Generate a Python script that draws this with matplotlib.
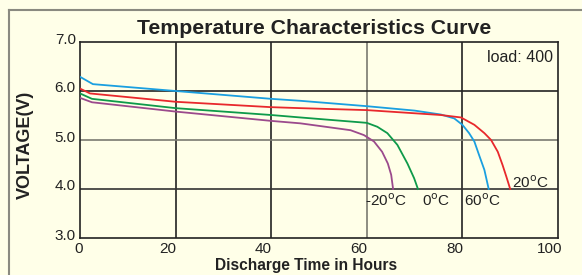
import matplotlib
matplotlib.use("Agg")
import matplotlib.pyplot as plt
from matplotlib.lines import Line2D
from matplotlib.transforms import ScaledTranslation

plt.rcParams['font.family'] = ['Liberation Sans', 'DejaVu Sans']

# Data
h_60 = [0, 2.7, 20, 40, 46.1, 60, 70, 75.5, 78.3, 80, 81.4, 82.5, 83.5, 84.6, 85.5]
v_60 = [6.29, 6.14, 6.0, 5.84, 5.80, 5.69, 5.60, 5.52, 5.44, 5.31, 5.14, 4.97, 4.69, 4.39, 4.0]

h_20 = [0, 2.1, 20, 40, 46.1, 60, 75.5, 79.7, 82.5, 84.6, 86.0, 87.4, 88.4, 89.2, 90.0]
v_20 = [6.05, 5.95, 5.78, 5.67, 5.65, 5.61, 5.51, 5.46, 5.31, 5.14, 5.0, 4.76, 4.49, 4.25, 4.0]

h_0 = [0, 2.5, 20, 40, 46.1, 60, 62.2, 64.3, 66.4, 68.5, 69.9, 70.7]
v_0 = [5.95, 5.84, 5.65, 5.51, 5.46, 5.35, 5.27, 5.14, 4.90, 4.52, 4.22, 4.0]

h_m20 = [0, 2.5, 20, 40, 46.1, 56.6, 59.4, 61.5, 63.2, 64.4, 65.1, 65.5]
v_m20 = [5.86, 5.77, 5.58, 5.39, 5.34, 5.20, 5.10, 4.97, 4.76, 4.52, 4.29, 4.0]

x_ticks = [0, 20, 40, 60, 80, 100]
y_ticks = [3.0, 4.0, 5.0, 6.0, 7.0]

W, H = 582, 275
bg = '#FFFFE8'
fig = plt.figure(figsize=(W/100, H/100), dpi=100, facecolor=bg)
ax = fig.add_axes([80/W, 37/H, 478/W, 196/H], facecolor=bg)

ax.set_xlim(0, 100)
ax.set_ylim(3.0, 7.0)

# grid lines
grid_cols_x = {20: '#222222', 40: '#222222', 60: '#7a7a70', 80: '#222222'}
for xv, c in grid_cols_x.items():
    ax.axvline(xv, color=c, lw=1.2, zorder=1)
grid_cols_y = {4.0: '#333333', 5.0: '#7a7a70', 6.0: '#222222'}
for yv, c in grid_cols_y.items():
    ax.axhline(yv, color=c, lw=1.2, zorder=1)

ax.plot(h_m20, v_m20, color='#9B4A8C', lw=1.3, zorder=3)
ax.plot(h_0, v_0, color='#0E9A4A', lw=1.3, zorder=3)
ax.plot(h_20, v_20, color='#E8282C', lw=1.3, zorder=4)
ax.plot(h_60, v_60, color='#1A9FE0', lw=1.3, zorder=3)

for s in ax.spines.values():
    s.set_color('#222222')
    s.set_linewidth(1.2)

ax.set_xticks(x_ticks)
ax.set_xticklabels([str(t) for t in x_ticks])
ax.set_yticks(y_ticks)
ax.set_yticklabels([f'{t:.1f}' for t in y_ticks])
ax.tick_params(length=0, labelsize=11, colors='#222222', pad=3)
ax.tick_params(axis='x', pad=3)
for i, lab in enumerate(ax.get_xticklabels()):
    dx = -1 if i == 0 else -8
    lab.set_transform(lab.get_transform() + ScaledTranslation(dx/100, 0, fig.dpi_scale_trans))
for lab in ax.get_yticklabels():
    lab.set_transform(lab.get_transform() + ScaledTranslation(0, 4/100, fig.dpi_scale_trans))

fig.text(306/W, 1 - 270/H, 'Discharge Time in Hours', fontsize=11.2, fontweight='bold',
         color='#222222', ha='center', va='baseline')
fig.text(25.5/W, 1 - 145/H, 'VOLTAGE(V)', fontsize=13, fontweight='bold',
         color='#222222', ha='center', va='center', rotation=90)

fig.text(314.5/W, 1 - 34.5/H, 'Temperature Characteristics Curve', fontsize=15.3,
         fontweight='bold', color='#222222', ha='center', va='baseline')

fig.text(553/W, 1 - 62.5/H, 'load: 400', fontsize=11.5,
         ha='right', va='baseline', color='#222222')

lab_kw = dict(fontsize=11, color='#222222', va='center', ha='left')
ax.text(59.7, 3.76, r'-20$^\mathrm{o}$C', **lab_kw)
ax.text(71.5, 3.76, r'0$^\mathrm{o}$C', **lab_kw)
ax.text(80.3, 3.76, r'60$^\mathrm{o}$C', **lab_kw)
ax.text(90.3, 4.12, r'20$^\mathrm{o}$C', **lab_kw)

# outer frame (top and left edges visible)
fig.add_artist(Line2D([9/W, 1.0], [1 - 10/H, 1 - 10/H], color='#8a8a80', lw=1.5,
                      transform=fig.transFigure))
fig.add_artist(Line2D([9/W, 9/W], [0.0, 1 - 10/H], color='#8a8a80', lw=1.5,
                      transform=fig.transFigure))

fig.savefig('out.png', dpi=100, facecolor=bg)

• GOAL: Within the data above, pick out all lines holding the word "matplotlib".

• FINAL RESULT:
Generate a Python script that draws this with matplotlib.
import matplotlib
matplotlib.use("Agg")
import matplotlib.pyplot as plt
from matplotlib.lines import Line2D
from matplotlib.transforms import ScaledTranslation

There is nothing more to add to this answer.